In February 2021, Australia clearly stated that “The International Criminal Court should not exercise jurisdiction in this matter” and “matters relating to territory and borders can only be resolved through direct negotiations between Israel and the Palestinians.”

This is critical information of which the Minister should be made aware. However, none of this data was provided to the Minister by MFAT in the briefing. We asked MFAT why they withheld such important information but they have not responded at the time of publication.

A hint to the reasons may lie in another of the briefing points, in which MFAT officials write “Naftali Bennett, leader of the far-right Yamina party and former ally of Netanyahu’s [sic], became Prime Minister…”. Most reasonable people would not classify Yamina as a “far-right” party. Even Wikipedia refers to Yamina as “an Israeli political alliance of right-wing parties”. Yamina accepted (and was accepted by) a coalition government with socialists and an Islamist party – that should be evidence enough that they are not as extreme as MFAT would like to paint them.

There is some room for hope, though. The MFAT officials do acknowledge that there is anti-Israel bias in the UNGA resolutions. They write that they recommend abstaining on (not opposing) “only four” of the resolutions because they fail “to take account of the need to engage with Israel in a constructive way…”

The briefing also suggests that New Zealand should support “Israel’s right to exist in peace and security” and that “direct negotiations between the parties will eventually be the only way to achieve a sustainable agreement…”

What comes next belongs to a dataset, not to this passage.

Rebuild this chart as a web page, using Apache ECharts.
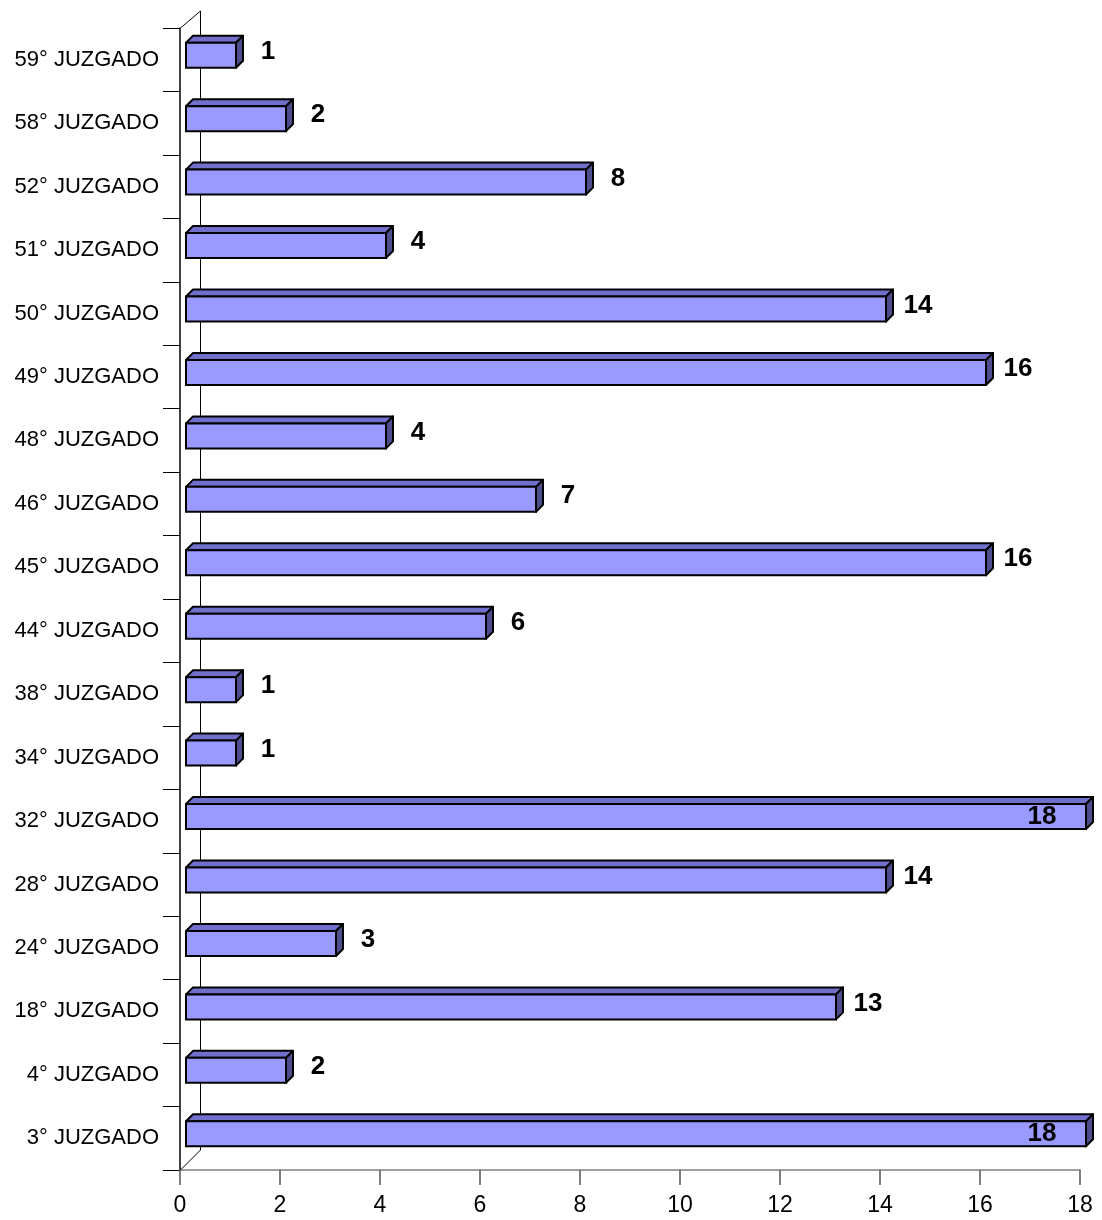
<!DOCTYPE html>
<html>
<head>
<meta charset="utf-8">
<script src="https://cdn.jsdelivr.net/npm/echarts@6/dist/echarts.min.js"></script>
<style>
  html, body { margin: 0; padding: 0; background: #fff; }
  #chart { width: 1102px; height: 1220px; }
</style>
</head>
<body>
<div id="chart"></div>
<script>
// Categories listed bottom to top
const categories = ['3° JUZGADO','4° JUZGADO','18° JUZGADO','24° JUZGADO','28° JUZGADO','32° JUZGADO','34° JUZGADO','38° JUZGADO','44° JUZGADO','45° JUZGADO','46° JUZGADO','48° JUZGADO','49° JUZGADO','50° JUZGADO','51° JUZGADO','52° JUZGADO','58° JUZGADO','59° JUZGADO'];
const values = [18, 2, 13, 3, 14, 18, 1, 1, 6, 16, 7, 4, 16, 14, 4, 8, 2, 1];
const xTicks = [0, 2, 4, 6, 8, 10, 12, 14, 16, 18];

const FONT = '"Liberation Sans", Arial, sans-serif';
const chart = echarts.init(document.getElementById('chart'), null, { renderer: 'canvas' });

const barData = values.map((v, i) => [v, i]);

function renderBar(params, api) {
  const v = api.value(0), cat = api.value(1);
  const p0 = api.coord([0, cat]);
  const p1 = api.coord([v, cat]);
  const band = api.size([0, 1])[1];
  const h = band * 0.394;
  const off = 6, d = 7;
  const x0 = p0[0] + off, x1 = p1[0] + off;
  const yc = p0[1] - 4.5;
  const yt = yc - h / 2, yb = yc + h / 2;
  const cs = params.coordSys;
  const stroke = '#000';
  const lw = 2;
  let lx, ly = yc - 3.5;
  if (x1 + d + 24 + 14 > cs.x + cs.width + 22) {
    lx = x1 - 44;
    ly = yc;
  } else {
    lx = x1 + d + 25;
  }
  return {
    type: 'group',
    children: [
      { type: 'polygon', shape: { points: [[x0, yt], [x0 + d, yt - d], [x1 + d, yt - d], [x1, yt]] },
        style: { fill: '#7070CC', stroke: stroke, lineWidth: lw, lineJoin: 'round' } },
      { type: 'polygon', shape: { points: [[x1, yt], [x1 + d, yt - d], [x1 + d, yb - d], [x1, yb]] },
        style: { fill: '#4E4E8E', stroke: stroke, lineWidth: lw, lineJoin: 'round' } },
      { type: 'rect', shape: { x: x0, y: yt, width: x1 - x0, height: h },
        style: { fill: '#9999FF', stroke: stroke, lineWidth: lw } },
      { type: 'text', z2: 10,
        style: { text: String(v), x: lx, y: ly, align: 'center', verticalAlign: 'middle',
                 textAlign: 'center', textVerticalAlign: 'middle',
                 font: 'bold 26px ' + FONT, fill: '#000' } }
    ]
  };
}

function renderWall(params, api) {
  const cs = params.coordSys;
  const d = 20, dy = 17;
  const left = Math.round(cs.x) + 0.5, top = cs.y, bottom = cs.y + cs.height;
  const st = { stroke: '#000', lineWidth: 1, fill: null };
  return {
    type: 'group',
    children: [
      { type: 'line', shape: { x1: left + d, y1: top - dy, x2: left + d, y2: bottom - d }, style: st },
      { type: 'line', shape: { x1: left, y1: top, x2: left + d, y2: top - dy }, style: st },
      { type: 'line', shape: { x1: left, y1: bottom, x2: left + d, y2: bottom - d }, style: st }
    ]
  };
}

chart.setOption({
  animation: false,
  backgroundColor: '#fff',
  grid: { left: 180, right: 22, top: 28, bottom: 50, containLabel: false },
  xAxis: {
    type: 'value', min: 0, max: 18, interval: 2,
    axisLine: { show: true, lineStyle: { color: '#808080', width: 1.5 } },
    axisTick: { show: true, length: 15, lineStyle: { color: '#555', width: 1.5 } },
    splitLine: { show: false },
    axisLabel: {
      color: '#000', fontSize: 23, fontFamily: FONT, margin: 24,
      formatter: (val) => (xTicks.indexOf(val) >= 0 ? String(val) : '')
    }
  },
  yAxis: {
    type: 'category', data: categories, boundaryGap: true,
    axisLine: { show: true, lineStyle: { color: '#000', width: 1.5 } },
    axisTick: { show: true, length: 17, lineStyle: { color: '#000', width: 1 } },
    axisLabel: { color: '#000', fontSize: 22, fontFamily: FONT, margin: 21 },
    splitLine: { show: false }
  },
  series: [
    { type: 'custom', renderItem: renderWall, data: [[0, 0]], z: 1, silent: true,
      encode: { x: 0, y: 1 } },
    { type: 'custom', renderItem: renderBar, data: barData, z: 3,
      encode: { x: 0, y: 1 } }
  ]
});
</script>
</body>
</html>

While we can be grateful for these concessions we would expect the Minister to have received a far more in-depth and comprehensive briefing of what is a complex situation.

 

UPDATE (26 Feb 2022)

MFAT have responded to questions about why there was no information about various countries strong opposition to the ICC probe, saying

The submission is intended to contain a summary of information relevant to Aotearoa New Zealand’s approach to votes on Middle East-related issues in the United Nations General Assembly.